Other analysts, likewise, see an appetite for acquisitions in Greater China coming from OCBC. A Jefferies Singapore report said that "management reaffirmed capital buffers for offensive and defensive purposes, though commentary was more focused on inorganic growth opportunities in China resulting from gradually evolving regulatory landscape".

Last year, China loosened restrictions on foreign holdings in domestic banks, removing the previous 20-per-cent cap on foreign stakes in a single institution in a Chinese lender. Jefferies estimated that a 20 per cent incremental stake in Bank of Ningbo would cost OCBC roughly S$4 billion now.

OCBC's last headline fund injection in Bank of Ningbo was made in 2014, when it spent about S$380 million via a private placement to raise its stake in Bank of Ningbo to its current holding of 20 per cent, up from 15.34 per cent.

Banks are building pipelines to connect investment and capital flows. Given the trade tensions between the US and China, there is a sense that intra-Asia connectivity will be ever more critical.

In aiming to seize an expanding economic pie by tapping on the Greater Bay Area - set to become the world's largest bay area in GDP terms by 2030 - OCBC will continue to command the largest Southeast Asian presence of the top-four foreign banks in the Gre ater Bay Area.

Beyond having the fire power to boost its stake in Bank of Ningbo, OCBC may also look to deepen its financing presence in Greater China by building on its onshore fund management business. OCBC has a 28 per cent stake in a fund management company that is, in turn, a subsidiary of Bank of Ningbo.

Tapping more deeply into China's growth may bring it closer to the geographical earnings make-up of DBS. Currently, Hong Kong and Greater China contribute up to roughly 30 per cent of DBS' pre-tax profit. In comparison, they make up about 20 per cent of OCBC's pre-tax profit, Citi's estimates show.

But to be clear, other factors must also come into play to ensure that capital and investment flows come through. M&A case studies have shown that the success of acquisitions does not merely come from ample funding, but also in aligning people of different work cultures and, particularly for banks, integrating different pieces of technology for better capturing of capital flows.

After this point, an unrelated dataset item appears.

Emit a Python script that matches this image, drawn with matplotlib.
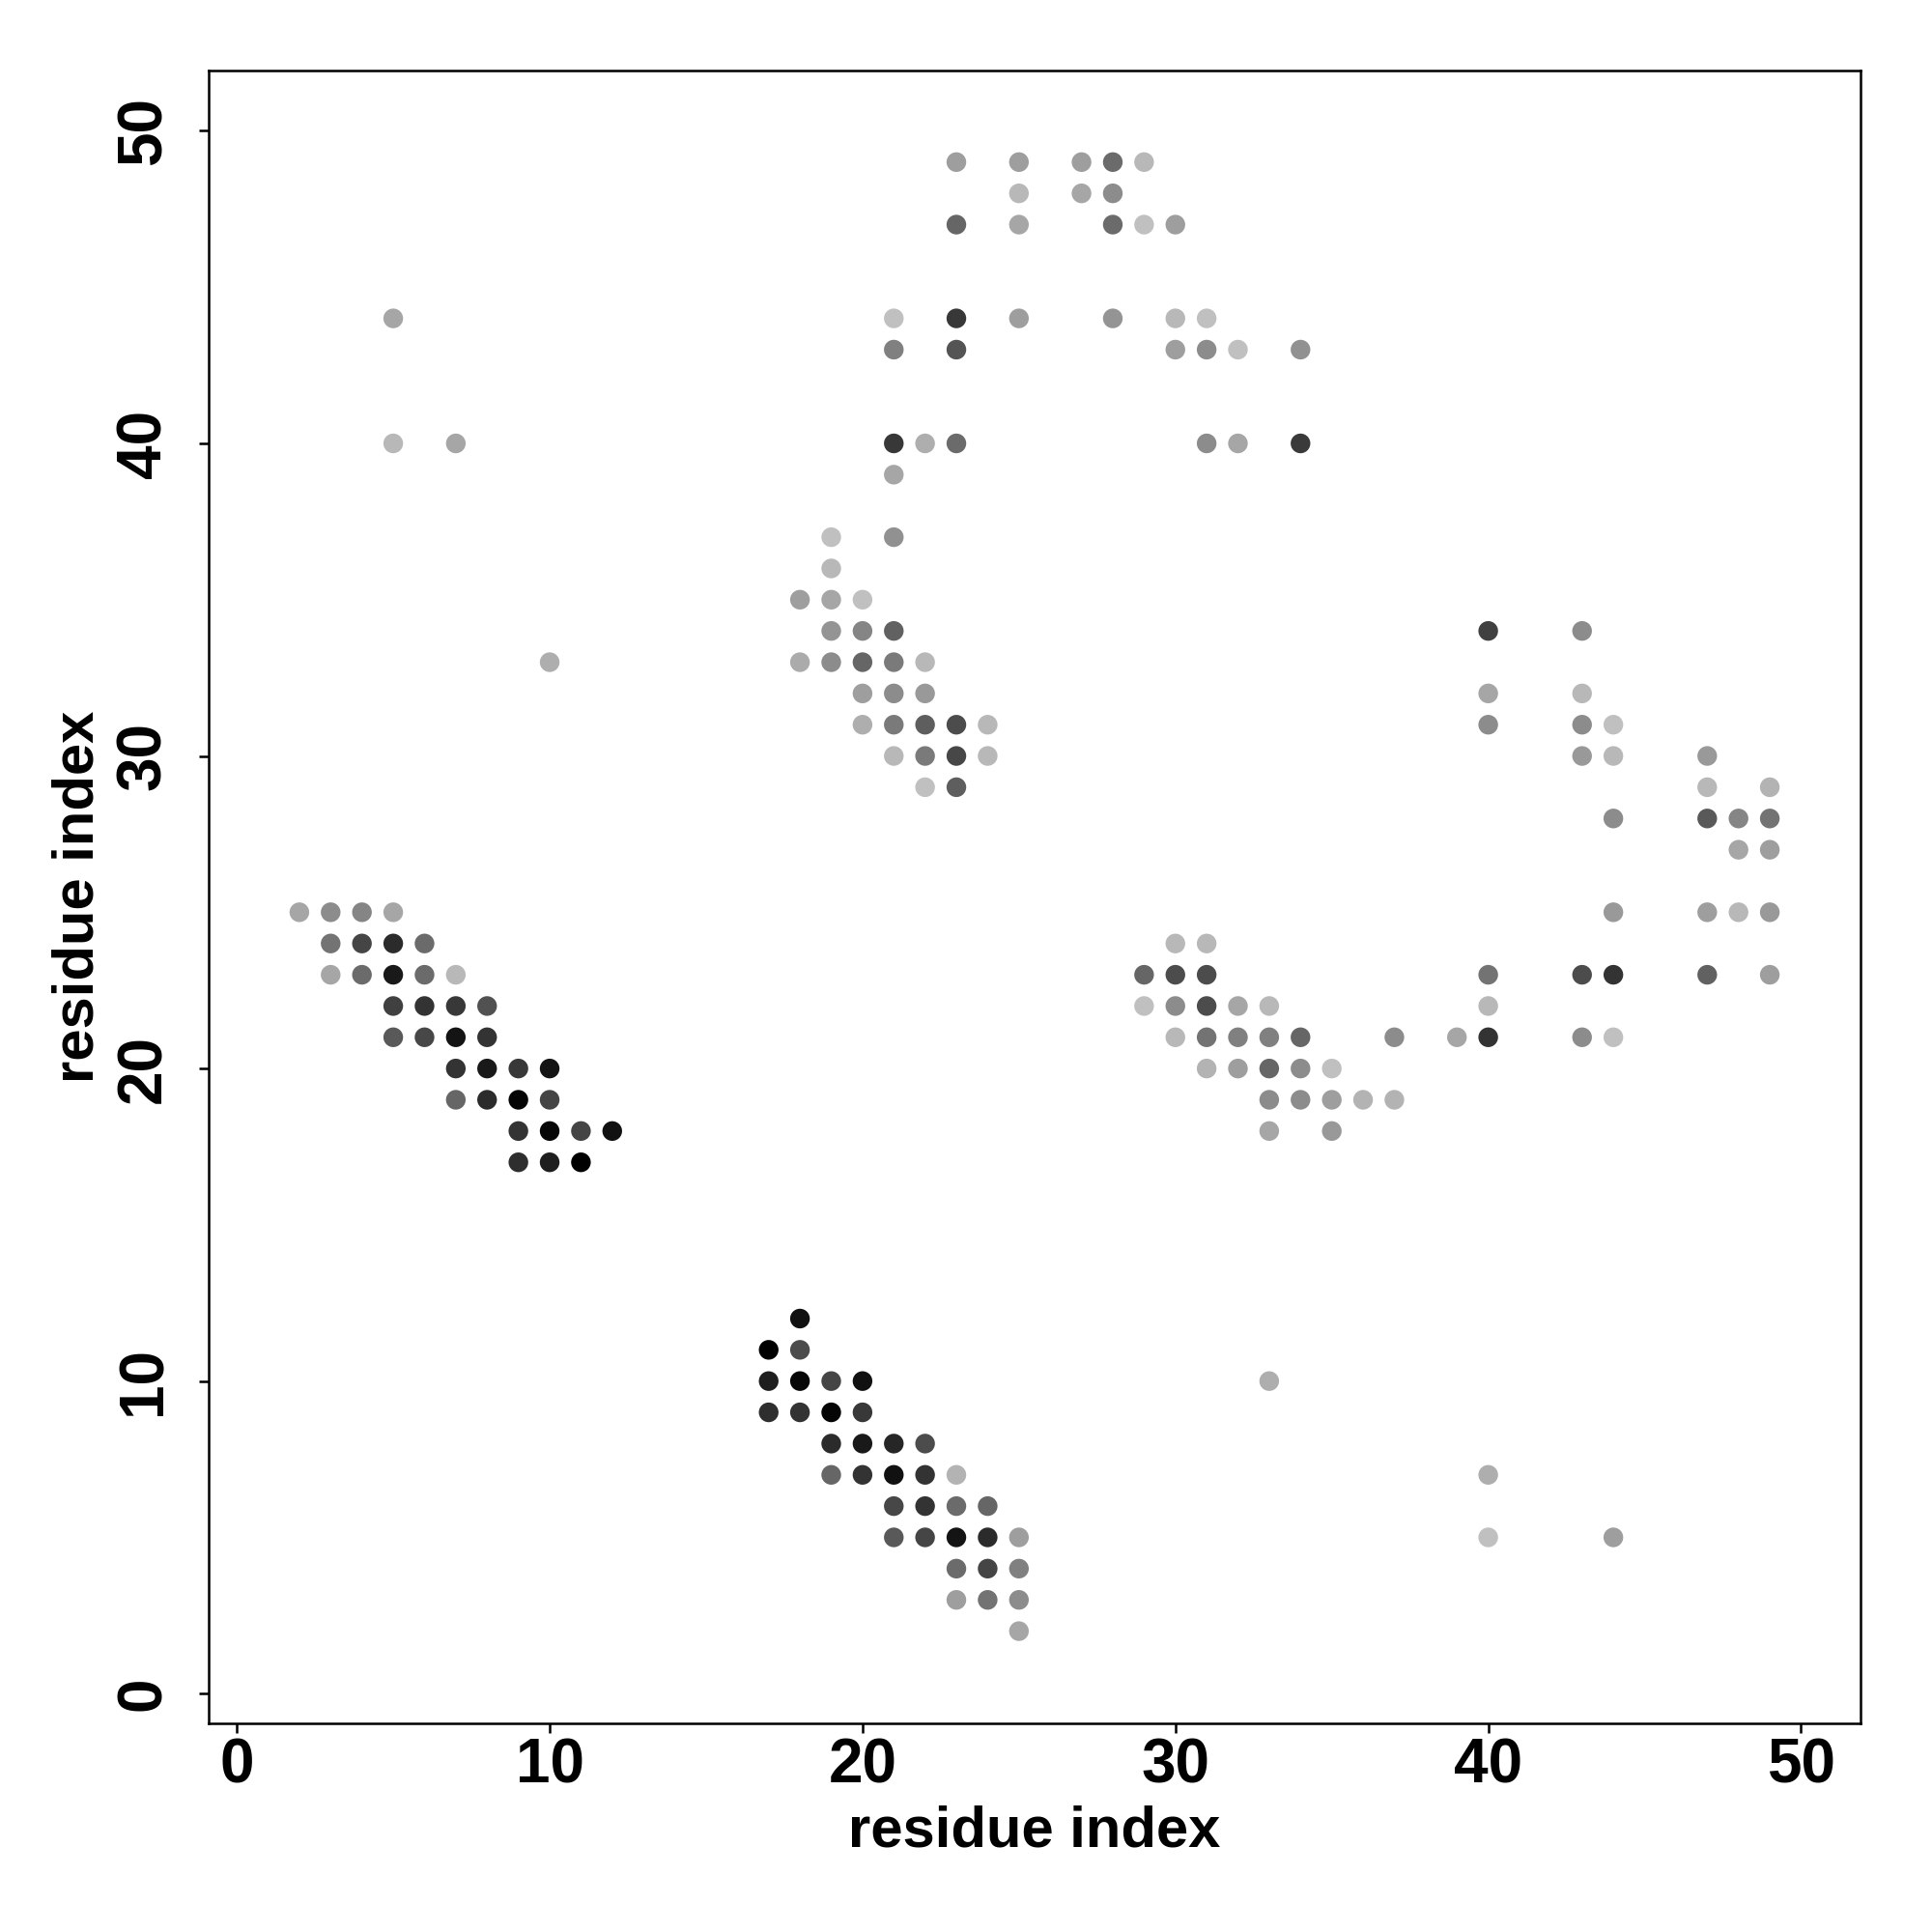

There is also, of course, that big caveat, which is that financial liberalisation in China cannot be assumed to run on a neat and linear curve. Against the current trade tensions, China - as a managed economy - is unlikely to risk large moves that introduce outsized volatility in capital movements. The other large shareholder in Bank of Ningbo is the Ningbo Municipal Government, which holds about 23 per cent in the bank, Bank of Ningbo's website showed.

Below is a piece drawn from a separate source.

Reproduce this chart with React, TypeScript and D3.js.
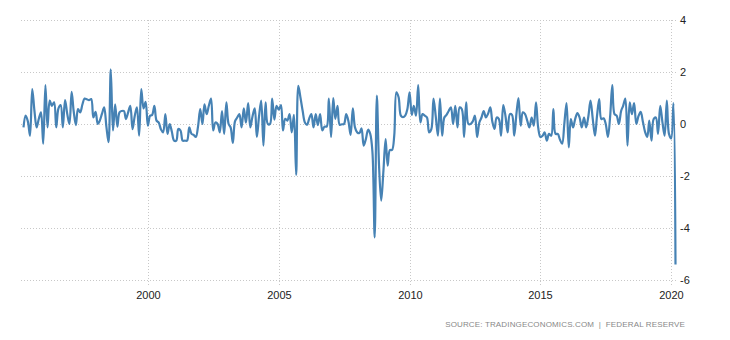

Whether such M&A opportunities in China will truly emerge for OCBC - or any other bank - is not as clear-cut as that in a market-driven economy. OCBC will have to time its strategy to fit the ever-evolving circumstances.

So when an investor buys into OCBC, it is in some ways riding on OCBC's option on China, paying for it by forgoing a richer dividend for now.

The rise of China is an inevitable long-term structural trend, so this investing hypothesis should not come as a surprise. Investors should watch how OCBC will strike on its China bet.